Problem statement: Write out, exactly and only, the lines that run from the top of the records to the line with "ms=13, mec=pink, mew=1.4, zorder=1.5)". Include both ends; exclude pictures.

— BEGIN —

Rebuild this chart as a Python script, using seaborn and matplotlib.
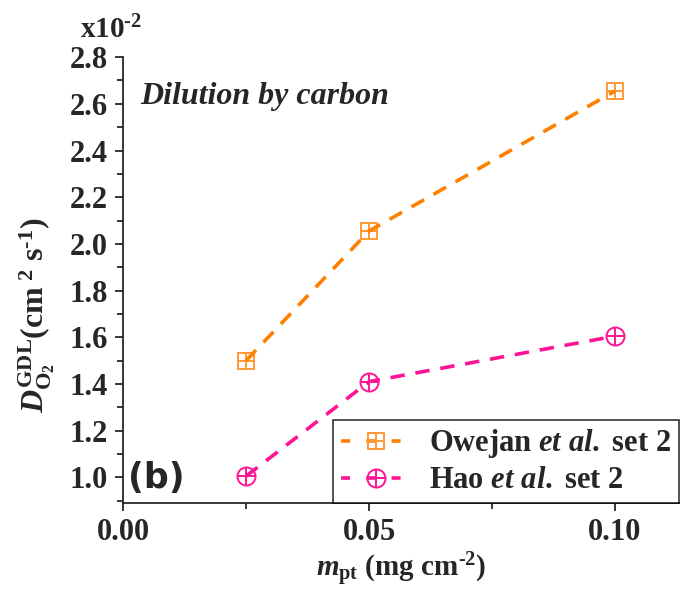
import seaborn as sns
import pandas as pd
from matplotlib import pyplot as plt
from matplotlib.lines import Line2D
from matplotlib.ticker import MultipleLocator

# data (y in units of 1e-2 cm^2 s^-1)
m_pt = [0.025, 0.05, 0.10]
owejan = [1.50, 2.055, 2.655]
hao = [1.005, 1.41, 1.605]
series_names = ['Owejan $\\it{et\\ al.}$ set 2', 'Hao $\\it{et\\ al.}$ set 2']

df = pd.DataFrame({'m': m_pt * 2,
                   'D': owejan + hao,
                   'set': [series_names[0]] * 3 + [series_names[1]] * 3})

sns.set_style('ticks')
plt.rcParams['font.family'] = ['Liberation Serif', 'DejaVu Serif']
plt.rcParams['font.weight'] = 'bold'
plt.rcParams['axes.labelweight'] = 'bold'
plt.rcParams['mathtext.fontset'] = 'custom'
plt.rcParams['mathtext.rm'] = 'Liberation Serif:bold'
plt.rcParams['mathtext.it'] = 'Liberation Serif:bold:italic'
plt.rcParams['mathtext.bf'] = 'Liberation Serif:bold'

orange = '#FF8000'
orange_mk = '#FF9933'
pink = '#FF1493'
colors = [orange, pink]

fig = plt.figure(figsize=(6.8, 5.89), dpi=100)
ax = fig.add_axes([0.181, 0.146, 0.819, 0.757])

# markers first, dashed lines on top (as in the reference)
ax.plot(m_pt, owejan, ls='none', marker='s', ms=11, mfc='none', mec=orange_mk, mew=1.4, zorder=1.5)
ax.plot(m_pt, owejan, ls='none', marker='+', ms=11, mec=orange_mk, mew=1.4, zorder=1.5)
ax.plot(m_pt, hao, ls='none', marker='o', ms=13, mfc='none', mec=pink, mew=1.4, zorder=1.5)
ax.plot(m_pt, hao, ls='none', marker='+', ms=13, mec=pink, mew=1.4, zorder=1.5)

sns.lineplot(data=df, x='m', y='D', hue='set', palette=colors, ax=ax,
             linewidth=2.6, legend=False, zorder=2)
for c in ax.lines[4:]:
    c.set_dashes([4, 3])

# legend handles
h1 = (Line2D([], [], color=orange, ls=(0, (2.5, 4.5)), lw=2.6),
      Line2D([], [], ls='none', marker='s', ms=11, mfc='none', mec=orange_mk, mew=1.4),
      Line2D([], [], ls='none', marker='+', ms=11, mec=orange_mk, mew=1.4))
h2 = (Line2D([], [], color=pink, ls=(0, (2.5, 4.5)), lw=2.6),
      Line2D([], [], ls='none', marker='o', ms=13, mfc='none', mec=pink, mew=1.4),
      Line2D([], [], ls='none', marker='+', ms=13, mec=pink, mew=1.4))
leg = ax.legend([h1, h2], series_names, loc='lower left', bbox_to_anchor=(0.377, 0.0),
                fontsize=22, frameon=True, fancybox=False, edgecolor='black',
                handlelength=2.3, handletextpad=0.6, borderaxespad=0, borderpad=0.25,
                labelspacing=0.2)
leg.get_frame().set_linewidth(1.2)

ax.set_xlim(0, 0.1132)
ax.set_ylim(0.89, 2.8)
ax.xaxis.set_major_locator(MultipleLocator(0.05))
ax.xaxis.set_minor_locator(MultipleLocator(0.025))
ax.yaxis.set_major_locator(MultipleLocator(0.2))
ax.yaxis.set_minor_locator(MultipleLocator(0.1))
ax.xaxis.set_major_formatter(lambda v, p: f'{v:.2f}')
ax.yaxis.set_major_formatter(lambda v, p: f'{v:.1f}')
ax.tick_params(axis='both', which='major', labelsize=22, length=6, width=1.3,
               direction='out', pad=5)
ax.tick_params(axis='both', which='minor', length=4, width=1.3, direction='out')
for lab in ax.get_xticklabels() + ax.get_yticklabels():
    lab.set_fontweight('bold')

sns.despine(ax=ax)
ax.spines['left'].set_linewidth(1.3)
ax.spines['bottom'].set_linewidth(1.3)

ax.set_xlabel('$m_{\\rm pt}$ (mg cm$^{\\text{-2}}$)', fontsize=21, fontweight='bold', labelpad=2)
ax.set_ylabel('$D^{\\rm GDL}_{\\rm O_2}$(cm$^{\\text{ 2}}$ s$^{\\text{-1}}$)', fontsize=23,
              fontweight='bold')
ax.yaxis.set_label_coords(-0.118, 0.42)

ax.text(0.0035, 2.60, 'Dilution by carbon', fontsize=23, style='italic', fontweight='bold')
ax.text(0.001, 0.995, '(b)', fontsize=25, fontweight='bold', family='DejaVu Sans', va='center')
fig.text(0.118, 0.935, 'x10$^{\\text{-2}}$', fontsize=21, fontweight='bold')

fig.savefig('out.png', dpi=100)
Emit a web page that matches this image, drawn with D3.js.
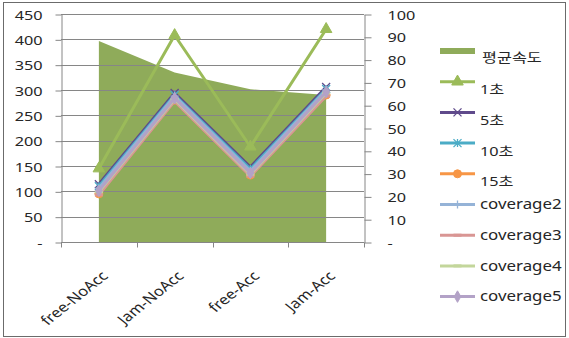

— END —

Solution to this problem:
Rebuild this chart as a Python script, using seaborn and matplotlib.
import seaborn as sns
import pandas as pd
from matplotlib import pyplot as plt
from matplotlib.lines import Line2D
from matplotlib.ticker import MultipleLocator

# data (y in units of 1e-2 cm^2 s^-1)
m_pt = [0.025, 0.05, 0.10]
owejan = [1.50, 2.055, 2.655]
hao = [1.005, 1.41, 1.605]
series_names = ['Owejan $\\it{et\\ al.}$ set 2', 'Hao $\\it{et\\ al.}$ set 2']

df = pd.DataFrame({'m': m_pt * 2,
                   'D': owejan + hao,
                   'set': [series_names[0]] * 3 + [series_names[1]] * 3})

sns.set_style('ticks')
plt.rcParams['font.family'] = ['Liberation Serif', 'DejaVu Serif']
plt.rcParams['font.weight'] = 'bold'
plt.rcParams['axes.labelweight'] = 'bold'
plt.rcParams['mathtext.fontset'] = 'custom'
plt.rcParams['mathtext.rm'] = 'Liberation Serif:bold'
plt.rcParams['mathtext.it'] = 'Liberation Serif:bold:italic'
plt.rcParams['mathtext.bf'] = 'Liberation Serif:bold'

orange = '#FF8000'
orange_mk = '#FF9933'
pink = '#FF1493'
colors = [orange, pink]

fig = plt.figure(figsize=(6.8, 5.89), dpi=100)
ax = fig.add_axes([0.181, 0.146, 0.819, 0.757])

# markers first, dashed lines on top (as in the reference)
ax.plot(m_pt, owejan, ls='none', marker='s', ms=11, mfc='none', mec=orange_mk, mew=1.4, zorder=1.5)
ax.plot(m_pt, owejan, ls='none', marker='+', ms=11, mec=orange_mk, mew=1.4, zorder=1.5)
ax.plot(m_pt, hao, ls='none', marker='o', ms=13, mfc='none', mec=pink, mew=1.4, zorder=1.5)
ax.plot(m_pt, hao, ls='none', marker='+', ms=13, mec=pink, mew=1.4, zorder=1.5)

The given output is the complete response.